I am not arguing that XML should be used everywhere. There are cases where other formats are appropriate: small data transfers between cooperating services and scenarios where schema validation would be overkill. But these are the exceptions, not the rule.

For anything requiring durability, for anything that will be consumed by multiple systems, for anything where correctness matters more than convenience; XML remains the superior choice. The fact that we collectively pretend otherwise is a testament to our capacity for self-deception.

We chose the format that was easier to type over the format that was harder to misuse. We chose developer convenience over system reliability. And now we act surprised when our JSON APIs drift, when our configurations break silently, when our data lacks the structure we assumed it had.

A Final Point

Microsoft, for all their faults, understood this. MSBuild uses XML. WPF uses XML. .NET's configuration system was XML until they caved to JSON pressure in .NET Core. These were not arbitrary choices; they were recognition that complex systems require complex representations, and that formality in data representation prevents entire classes of errors.

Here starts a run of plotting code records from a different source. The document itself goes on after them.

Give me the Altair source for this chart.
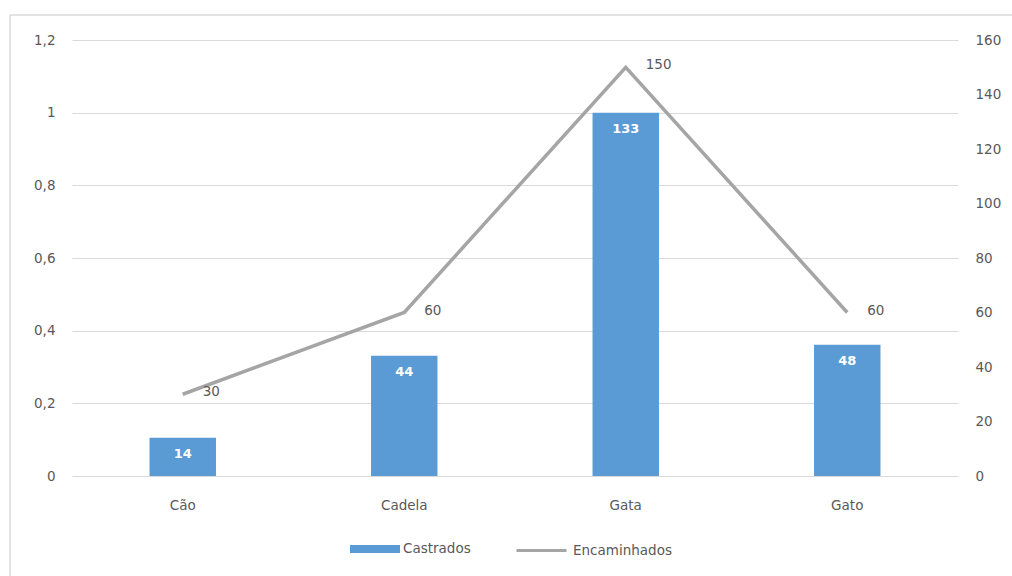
import altair as alt
import pandas as pd

# Data
categorias = ["Cão", "Cadela", "Gata", "Gato"]
castrados = [14, 44, 133, 48]
encaminhados = [30, 60, 150, 60]

df = pd.DataFrame({
    "categoria": categorias,
    "castrados": castrados,
    "encaminhados": encaminhados,
    "serie_barra": ["Castrados"] * 4,
    "serie_linha": ["Encaminhados"] * 4,
})

AZUL = "#5B9BD5"
CINZA = "#A5A5A5"
TEXTO = "#595959"
GRADE = "#D9D9D9"
FONTE = "DejaVu Sans"
FS = 13.5

W, H = 886, 436

x_enc = alt.X(
    "categoria:N",
    sort=categorias,
    scale=alt.Scale(paddingInner=0.7, paddingOuter=0.35),
    axis=alt.Axis(title=None, labelAngle=0, domain=False, ticks=False,
                  labelPadding=22, labelFontSize=FS, labelColor=TEXTO,
                  labelFont=FONTE),
)

base = alt.Chart(df).encode(x=x_enc)

# Left axis: share of the largest count, comma as decimal mark
left_scale = alt.Scale(domain=[0, 1.2], nice=False)
left_axis = alt.Axis(
    title=None, values=[0, 0.2, 0.4, 0.6, 0.8, 1.0, 1.2],
    labelExpr="replace(format(datum.value, '.1~f'), '.', ',')",
    domain=False, ticks=False, grid=True, gridColor=GRADE,
    labelPadding=17, labelFontSize=FS, labelColor=TEXTO, labelFont=FONTE,
)

# Right axis: counts
right_scale = alt.Scale(domain=[0, 160], nice=False)
right_axis = alt.Axis(
    title=None, orient="right", values=list(range(0, 161, 20)),
    domain=False, ticks=False, grid=False, labelPadding=17,
    labelFontSize=FS, labelColor=TEXTO, labelFont=FONTE,
)

barras_base = base.transform_joinaggregate(
    maximo="max(castrados)"
).transform_calculate(
    proporcao="datum.castrados / datum.maximo"
)

barras = barras_base.mark_bar(color=AZUL).encode(
    y=alt.Y("proporcao:Q", scale=left_scale, axis=left_axis),
    color=alt.Color(
        "serie_barra:N",
        scale=alt.Scale(domain=["Castrados"], range=[AZUL]),
        legend=alt.Legend(
            title=None, orient="none", legendX=278, legendY=484,
            direction="horizontal",
            symbolType="M-1,-0.16H1V0.16H-1Z", symbolSize=2500,
            symbolStrokeWidth=0, labelFontSize=FS, labelColor=TEXTO,
            labelFont=FONTE, labelOffset=3,
        ),
    ),
)

rotulos_barras = barras_base.mark_text(
    color="white", fontWeight="bold", fontSize=13, font=FONTE,
    baseline="top", dy=10,
).encode(
    y=alt.Y("proporcao:Q", scale=left_scale, axis=left_axis),
    text=alt.Text("castrados:Q"),
)

layer_esq = alt.layer(barras, rotulos_barras)

linha = base.mark_line(strokeWidth=3.5).encode(
    y=alt.Y("encaminhados:Q", scale=right_scale, axis=right_axis),
    color=alt.Color(
        "serie_linha:N",
        scale=alt.Scale(domain=["Encaminhados"], range=[CINZA]),
        legend=alt.Legend(
            title=None, orient="none", legendX=443, legendY=484,
            direction="horizontal",
            symbolType="stroke", symbolSize=2500, symbolStrokeWidth=3,
            labelFontSize=FS, labelColor=TEXTO, labelFont=FONTE,
            labelOffset=5,
        ),
    ),
)

rotulos_linha = base.mark_text(
    align="left", baseline="middle", dx=20, dy=-2,
    fontSize=FS, color=TEXTO, font=FONTE,
).encode(
    y=alt.Y("encaminhados:Q", scale=right_scale, axis=right_axis),
    text=alt.Text("encaminhados:Q"),
)

layer_dir = alt.layer(linha, rotulos_linha)

# Light frame around the chart area (top and left edges)
moldura_topo = alt.Chart(pd.DataFrame({"k": [0]})).mark_rule(
    color=GRADE, strokeWidth=1.5
).encode(x=alt.value(-62), x2=alt.value(W + 60), y=alt.value(-25))
moldura_esq = alt.Chart(pd.DataFrame({"k": [0]})).mark_rule(
    color=GRADE, strokeWidth=1.5
).encode(x=alt.value(-62), y=alt.value(-25), y2=alt.value(H + 110))

chart = alt.layer(
    layer_esq, layer_dir, moldura_topo, moldura_esq
).resolve_scale(
    y="independent", color="independent"
).properties(
    width=W, height=H,
    autosize=alt.AutoSizeParams(type="none"),
    padding={"left": 72, "top": 40, "right": 54, "bottom": 100},
    background="white",
).configure_view(stroke=None)

chart.save("out.html", embed_options={"renderer": "svg", "actions": False})
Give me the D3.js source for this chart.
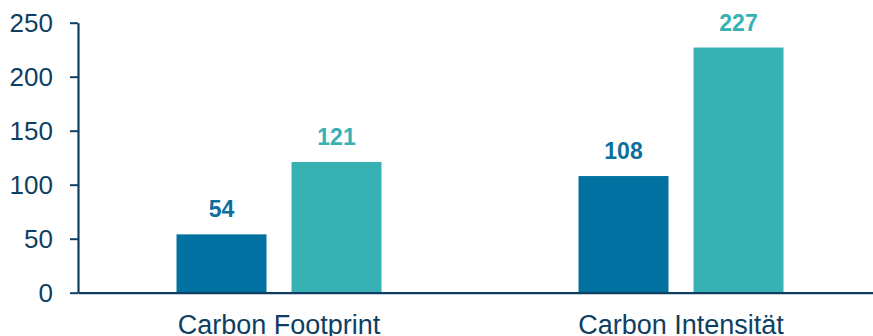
<!DOCTYPE html>
<html><head><meta charset="utf-8">
<script src="https://cdn.jsdelivr.net/npm/d3@7"></script>
<style>body{margin:0;background:#fff}svg{display:block}</style>
</head><body>
<svg id="c" width="873" height="336"></svg>
<script>
const categories = ["Carbon Footprint", "Carbon Intensität"];
const seriesNames = ["A", "B"];
const seriesA = [54, 108];
const seriesB = [121, 227];
const yTicks = [0, 50, 100, 150, 200, 250];

const colors = {A: "#0071A0", B: "#38B1B5"};
const labelColors = {A: "#0F6E9E", B: "#38B1B5"};
const axisColor = "#0E3F63";
const font = "Liberation Sans, Arial, sans-serif";

const svg = d3.select("#c");
const x0 = 78, y0 = 292.7, yTop = 22.7;
const y = d3.scaleLinear().domain([0, 250]).range([y0, yTop]);
const x = d3.scaleBand().domain(categories).range([x0, 882]).paddingInner(0).paddingOuter(0);
const xs = d3.scalePoint().domain(seriesNames).range([-57.5, 57.5]);
const barW = 90;

const data = [];
categories.forEach((c, i) => {
  data.push({cat: c, s: "A", v: seriesA[i]});
  data.push({cat: c, s: "B", v: seriesB[i]});
});

svg.selectAll("rect.bar").data(data).enter().append("rect")
  .attr("class", "bar")
  .attr("x", d => x(d.cat) + x.bandwidth() / 2 + xs(d.s) - barW / 2)
  .attr("width", barW)
  .attr("y", d => y(d.v))
  .attr("height", d => y(0) - y(d.v))
  .attr("fill", d => colors[d.s]);

svg.selectAll("text.val").data(data).enter().append("text")
  .attr("class", "val")
  .attr("x", d => x(d.cat) + x.bandwidth() / 2 + xs(d.s))
  .attr("y", d => y(d.v) - 17)
  .attr("text-anchor", "middle")
  .attr("font-family", font)
  .attr("font-weight", "bold")
  .attr("font-size", 23)
  .attr("fill", d => labelColors[d.s])
  .text(d => d.v);

// y axis
const yAxis = d3.axisLeft(y).tickValues(yTicks).tickSize(8).tickPadding(17).tickSizeOuter(0);
const gy = svg.append("g").attr("transform", `translate(${x0},0)`).call(yAxis);
gy.select(".domain").attr("stroke", axisColor).attr("stroke-width", 2.2);
gy.selectAll(".tick line").attr("stroke", axisColor).attr("stroke-width", 2);
gy.selectAll(".tick text").attr("fill", axisColor)
  .attr("font-family", font).attr("font-size", 26);

// x axis
const xAxis = d3.axisBottom(x).tickSize(0).tickPadding(22).tickSizeOuter(0);
const gx = svg.append("g").attr("transform", `translate(0,${y0})`).call(xAxis);
gx.select(".domain").attr("stroke", axisColor).attr("stroke-width", 2.2);
gx.selectAll(".tick text").attr("fill", axisColor)
  .attr("font-family", font).attr("font-size", 27);
</script>
</body></html>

The fact that we now consider this "old-fashioned" says more about our current priorities than about XML's utility. We value keystroke economy over semantic precision. We value familiarity over rigor. We value the appearance of simplicity over actual simplicity, which is the simplicity that comes from clear rules and consistent structure.

XML is not perfect. XPath is baroque; XSLT is its own circle of hell; the various XML-based "standards" spawned by enterprise committees are monuments to over-engineering. But the core format (elements, attributes, schemas, namespaces) remains sound. We threw out the mechanism along with its abuses.

I am tired of lobotomized formats like JSON being treated as the default, as the modern choice, as the obviously correct solution. They are none of these things. They are the result of path dependence and fashion, not considered engineering judgment.

Sometimes the old way was the right way. This is one of those times.